- **Provided records**

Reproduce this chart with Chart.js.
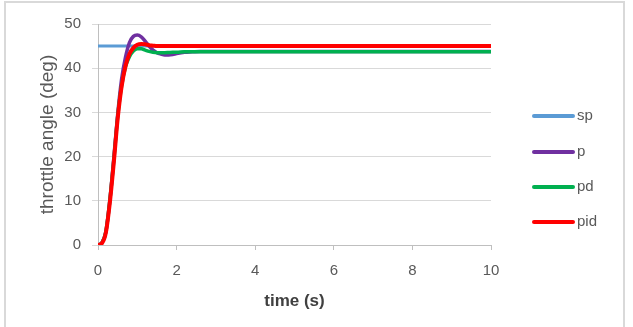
<!DOCTYPE html>
<html>
<head>
<meta charset="utf-8">
<script src="https://cdn.jsdelivr.net/npm/chart.js@4.4.1/dist/chart.umd.min.js"></script>
<style>
  body { margin: 0; background: #fff; }
  #wrap { position: relative; width: 633px; height: 327px; overflow: hidden; }
  #frame { position: absolute; left: 4px; top: 1px; width: 617px; height: 340px; border: 2px solid #d9d9d9; }
  #chart { position: absolute; left: 0; top: 0; }
  #legend { position: absolute; left: 532px; top: 0; font-family: "Liberation Sans", sans-serif; font-size: 15px; color: #595959; }
  .item { position: absolute; left: 0; white-space: nowrap; }
  .item span.sw { position: absolute; left: 0; width: 43px; height: 4px; border-radius: 2px; }
  .item span.tx { position: absolute; left: 45px; top: -8px; }
</style>
</head>
<body>
<div id="wrap">
  <div id="frame"></div>
  <canvas id="chart" width="633" height="327"></canvas>
  <div id="legend"></div>
</div>
<script>
// tiempo (s)
const time = [0, 0.1, 0.2, 0.3, 0.4, 0.5, 0.6, 0.7, 0.8, 0.9, 1.0, 1.1, 1.2, 1.3, 1.4, 1.5, 1.6, 1.7, 1.8, 1.9, 2.0, 2.2, 2.4, 2.6, 2.8, 3, 4, 5, 6, 7, 8, 9, 10];

// series (deg)
const sp  = [45, 45, 45, 45, 45, 45, 45, 45, 45, 45, 45, 45, 45, 45, 45, 45, 45, 45, 45, 45, 45, 45, 45, 45, 45, 45, 45, 45, 45, 45, 45, 45, 45];
const p   = [0, 0.5, 3, 10, 19.5, 29.5, 37.5, 42.5, 45.8, 47.2, 47.5, 47.1, 46.1, 45.0, 44.1, 43.5, 43.2, 43.0, 43.0, 43.1, 43.3, 43.6, 43.7, 43.8, 43.8, 43.8, 43.8, 43.8, 43.8, 43.8, 43.8, 43.8, 43.8];
const pd  = [0, 0.5, 3, 10, 19, 29, 36, 40.3, 42.6, 43.9, 44.4, 44.4, 44.1, 43.8, 43.6, 43.5, 43.5, 43.5, 43.55, 43.6, 43.6, 43.7, 43.7, 43.7, 43.7, 43.7, 43.7, 43.7, 43.7, 43.7, 43.7, 43.7, 43.7];
const pid = [0, 0.4, 2.8, 9.5, 18.5, 28.5, 35.8, 40.5, 43.2, 44.6, 45.3, 45.5, 45.4, 45.2, 45.1, 45.0, 45.0, 45.0, 45.0, 45.0, 45.0, 45.0, 45.0, 45.0, 45.0, 45.0, 45.0, 45.0, 45.0, 45.0, 45.0, 45.0, 45.0];

const names  = ["sp", "p", "pd", "pid"];
const series = [sp, p, pd, pid];
const colors = ["#5b9bd5", "#7030a0", "#00b050", "#ff0000"];
const widths = [3, 3.5, 3.5, 4];

const xTicks = [0, 2, 4, 6, 8, 10];

const datasets = series.map(function (vals, i) {
  return {
    label: names[i],
    data: vals.map(function (v, j) { return { x: time[j], y: v }; }),
    borderColor: colors[i],
    backgroundColor: colors[i],
    borderWidth: widths[i],
    pointRadius: 0,
    cubicInterpolationMode: "monotone",
    order: series.length - i
  };
});

const tickFont = { family: "Liberation Sans", size: 15 };

new Chart(document.getElementById("chart").getContext("2d"), {
  type: "line",
  data: { datasets: datasets },
  options: {
    responsive: false,
    animation: false,
    devicePixelRatio: 1,
    layout: { padding: { left: 36, top: 24, right: 142, bottom: 0 } },
    plugins: { legend: { display: false }, tooltip: { enabled: false } },
    scales: {
      x: {
        type: "linear",
        min: 0,
        max: 10,
        afterBuildTicks: function (scale) { scale.ticks = xTicks.map(function (v) { return { value: v }; }); },
        afterFit: function (scale) { scale.height = 82; },
        grid: { drawOnChartArea: false, drawTicks: true, tickLength: 5, color: "#bfbfbf" },
        border: { color: "#bfbfbf", width: 1 },
        ticks: { font: tickFont, color: "#595959", padding: 12, maxRotation: 0 },
        title: { display: true, text: "time (s)", font: { family: "Liberation Sans", size: 17, weight: "bold" }, color: "#404040", padding: { top: 0, bottom: 15 } }
      },
      y: {
        min: 0,
        max: 50,
        ticks: { stepSize: 10, font: tickFont, color: "#595959", padding: 11 },
        afterFit: function (scale) { scale.width = 62; },
        grid: { color: "#d9d9d9", tickLength: 6 },
        border: { color: "#bfbfbf", width: 1 },
        title: { display: true, text: "throttle angle (deg)", font: { family: "Liberation Sans", size: 19 }, color: "#595959", padding: { top: 0, bottom: 0 } }
      }
    }
  }
});

// leyenda
const legendTop = [116, 152, 187, 222];
const legend = document.getElementById("legend");
names.forEach(function (n, i) {
  const item = document.createElement("div");
  item.className = "item";
  item.style.top = (legendTop[i] - 2) + "px";
  item.innerHTML = '<span class="sw" style="background:' + colors[i] + '"></span><span class="tx">' + n + "</span>";
  legend.appendChild(item);
});
</script>
</body>
</html>
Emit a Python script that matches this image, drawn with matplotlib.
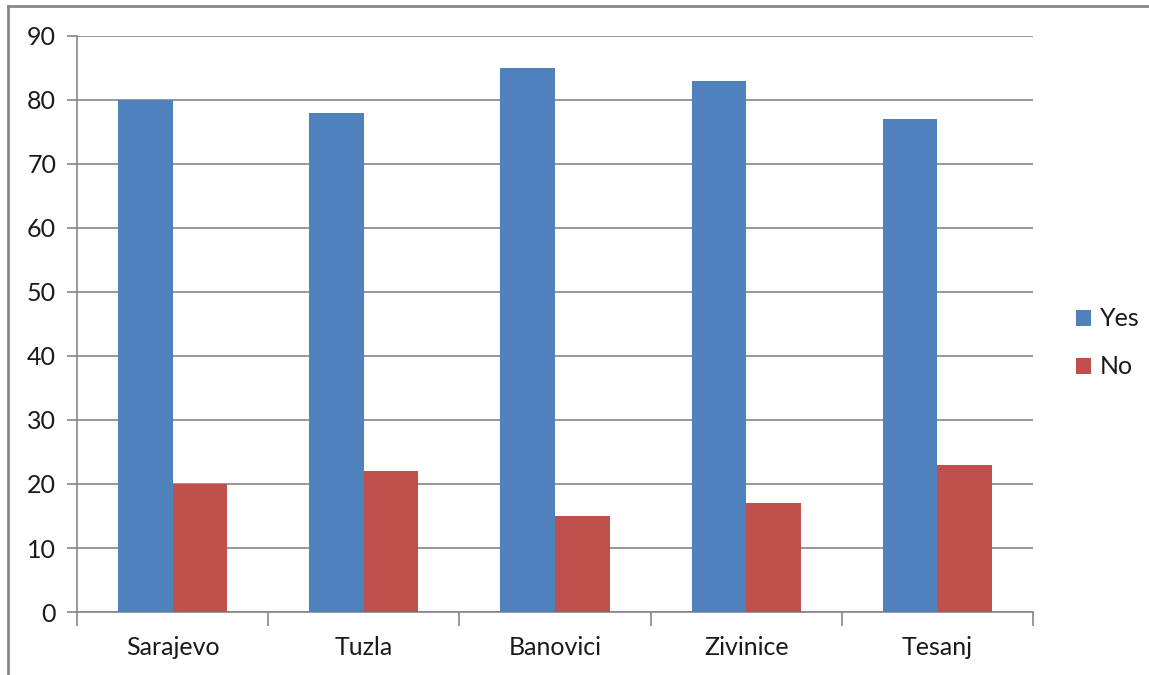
import matplotlib
matplotlib.use("Agg")
import matplotlib.pyplot as plt
from matplotlib.lines import Line2D
import numpy as np

cities = ["Sarajevo", "Tuzla", "Banovici", "Zivinice", "Tesanj"]
yes_vals = [80, 78, 85, 83, 77]
no_vals = [20, 22, 15, 17, 23]
y_ticks = [0, 10, 20, 30, 40, 50, 60, 70, 80, 90]

blue = "#4F81BD"
red = "#C0504D"
grid_c = "#868686"

plt.rcParams["font.family"] = ["Lato", "DejaVu Sans"]

fig = plt.figure(figsize=(11.49, 6.75), dpi=100)
ax = fig.add_axes([77 / 1149, 1 - 612 / 675, (1033 - 77) / 1149, (612 - 36) / 675])

x = np.arange(len(cities))
w = 1 / 3.5
ax.bar(x - w / 2, yes_vals, width=w, color=blue, label="Yes", zorder=3)
ax.bar(x + w / 2, no_vals, width=w, color=red, label="No", zorder=3)

ax.set_xlim(-0.5, len(cities) - 0.5)
ax.set_ylim(0, 90)
ax.set_yticks(y_ticks)
ax.set_xticks(x)
ax.set_xticklabels(cities)
ax.yaxis.grid(True, color=grid_c, linewidth=1.2, zorder=0)
for s in ["top", "right"]:
    ax.spines[s].set_visible(False)
for s in ["left", "bottom"]:
    ax.spines[s].set_color(grid_c)
    ax.spines[s].set_linewidth(1.2)

ax.tick_params(axis="y", length=7, color=grid_c, width=1.2, labelsize=18, pad=8, labelcolor="#1a1a1a")
ax.tick_params(axis="x", length=0, labelsize=18, pad=17, labelcolor="#1a1a1a")
# category boundary ticks below the x axis
ax.set_xticks(np.arange(len(cities) + 1) - 0.5, minor=True)
ax.tick_params(axis="x", which="minor", length=10, color=grid_c, width=1.2)
ax.tick_params(axis="y", which="minor", length=0)

leg = fig.legend(loc="center left", bbox_to_anchor=(1076 / 1149, 1 - 343 / 675),
                 frameon=False, fontsize=18, handlelength=0.6, handleheight=0.6,
                 handletextpad=0.35, labelspacing=1.0, borderpad=0, borderaxespad=0)
for t in leg.get_texts():
    t.set_color("#1a1a1a")

# outer frame of the chart area
fig.add_artist(Line2D([8 / 1149, 8 / 1149], [0, 1 - 6 / 675], transform=fig.transFigure,
                      color="#888888", linewidth=2))
fig.add_artist(Line2D([8 / 1149, 1], [1 - 6 / 675, 1 - 6 / 675], transform=fig.transFigure,
                      color="#888888", linewidth=2))

fig.savefig("out.png", dpi=100)
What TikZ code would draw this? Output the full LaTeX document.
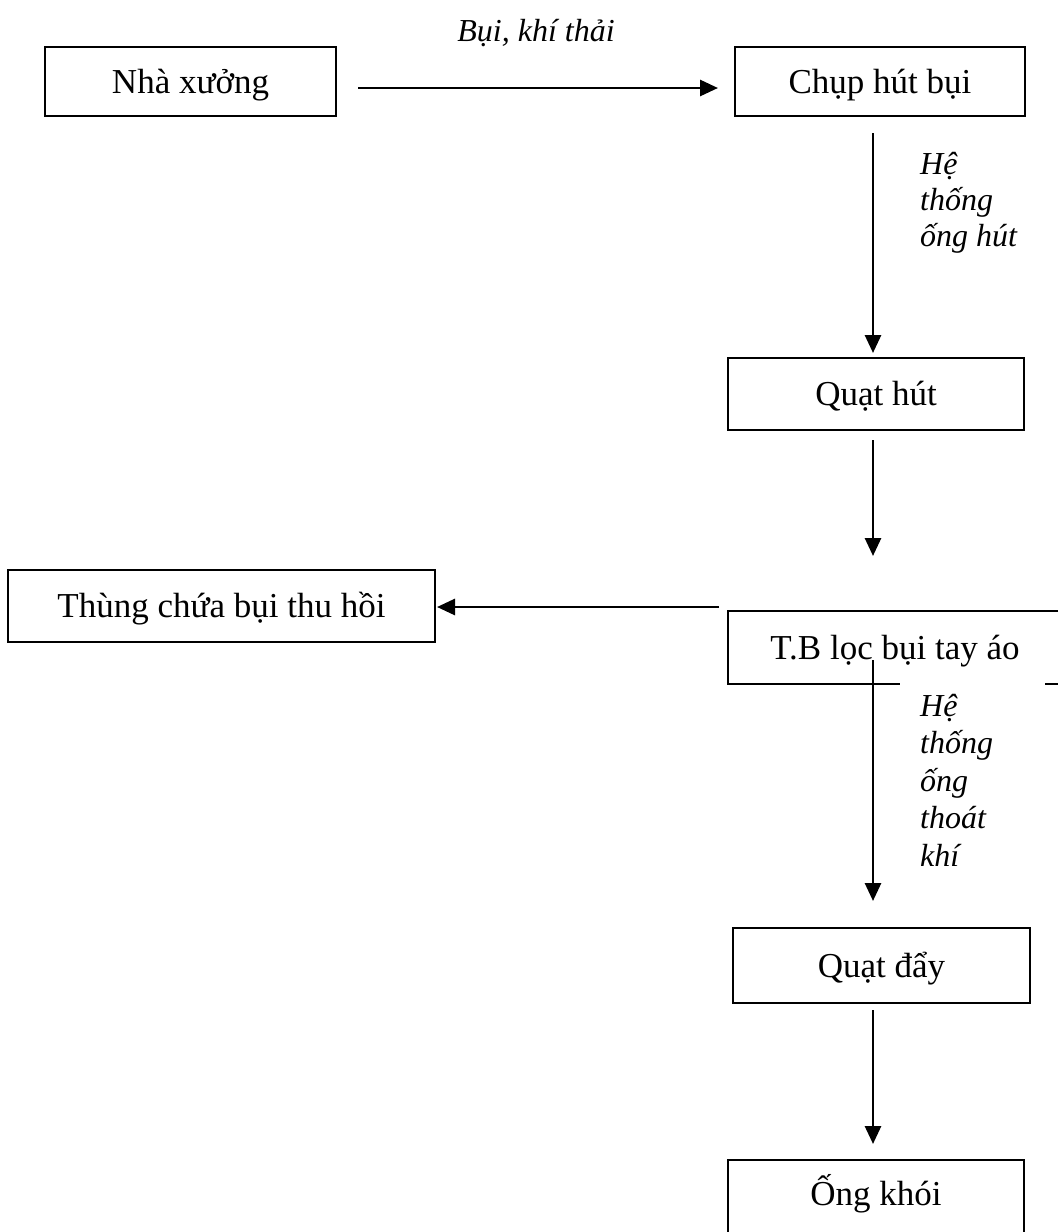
\documentclass[tikz,border=0pt]{standalone}
\usepackage{fontspec}
\setmainfont{Liberation Serif}
\usetikzlibrary{arrows.meta}
\begin{document}
\begin{tikzpicture}[x=1pt,y=-1pt,
  box/.style={draw,line width=2pt,rectangle,inner sep=0pt,text height=23pt,text depth=0pt,font=\fontsize{35}{42}\selectfont},
  lbl/.style={font=\fontsize{32}{36}\selectfont\itshape,inner sep=0pt},
  flow/.style={line width=2.8pt,-{Triangle[length=18pt,width=16pt]}},
  edge/.style={line width=2pt}]
\useasboundingbox (0,0) rectangle (1058,1232);
% boxes
\node[box,minimum width=291pt,minimum height=69pt] (nx) at (190.5,81.5) {Nhà xưởng};
\node[box,minimum width=290pt,minimum height=69pt] (ch) at (880,81.5) {Chụp hút bụi};
\node[box,minimum width=296pt,minimum height=72pt] (qh) at (876,394) {Quạt hút};
\node[box,minimum width=427pt,minimum height=72pt] (tc) at (221.5,606) {Thùng chứa bụi thu hồi};
\node[box,draw=none,minimum width=330pt,minimum height=73pt] (tb) at (895,647.5) {T.B lọc bụi tay áo};
\node[box,minimum width=297pt,minimum height=75pt] (qd) at (881.5,965.5) {Quạt đẩy};
\node[box,draw=none,minimum width=296pt,minimum height=72pt] (ok) at (876,1194) {Ống khói};
% partial outlines
\draw[edge] (1058,611) -- (728,611) -- (728,684) -- (900,684);
\draw[edge] (1045,684) -- (1058,684);
\draw[edge] (728,1232) -- (728,1160) -- (1024,1160) -- (1024,1232);
% connector end points
\coordinate (a1s) at (358,88);   \coordinate (a1e) at (718,88);
\coordinate (a2s) at (873,133);  \coordinate (a2e) at (873,353);
\coordinate (a3s) at (873,440);  \coordinate (a3e) at (873,556);
\coordinate (a4s) at (719,607);  \coordinate (a4e) at (437,607);
\coordinate (a5s) at (873,660);  \coordinate (a5e) at (873,901);
\coordinate (a6s) at (873,1010); \coordinate (a6e) at (873,1144);
\draw[flow] (a1s) -- (a1e);
\draw[flow] (a2s) -- (a2e);
\draw[flow] (a3s) -- (a3e);
\draw[flow] (a4s) -- (a4e);
\draw[flow] (a5s) -- (a5e);
\draw[flow] (a6s) -- (a6e);
% labels
\node[lbl] (l1) at (536,33) {Bụi, khí thải};
\node[lbl,anchor=north west,align=left] (l2) at (920,152) {Hệ\\thống\\ống hút};
\node[lbl,anchor=north west,align=left,font=\fontsize{32}{37.5}\selectfont\itshape] (l3) at (920,694) {Hệ\\thống\\ống\\thoát\\khí};
\end{tikzpicture}
\end{document}
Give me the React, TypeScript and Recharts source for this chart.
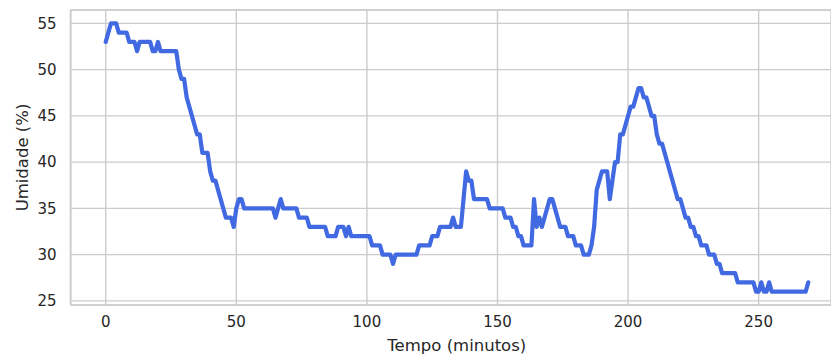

- **Goal of the exercise**
Copy down every line of the entries containing the word "matplotlib".

- **Problem solution**
Emit a Python script that matches this image, drawn with matplotlib.
import matplotlib
matplotlib.use("Agg")
import matplotlib.pyplot as plt
from matplotlib.lines import Line2D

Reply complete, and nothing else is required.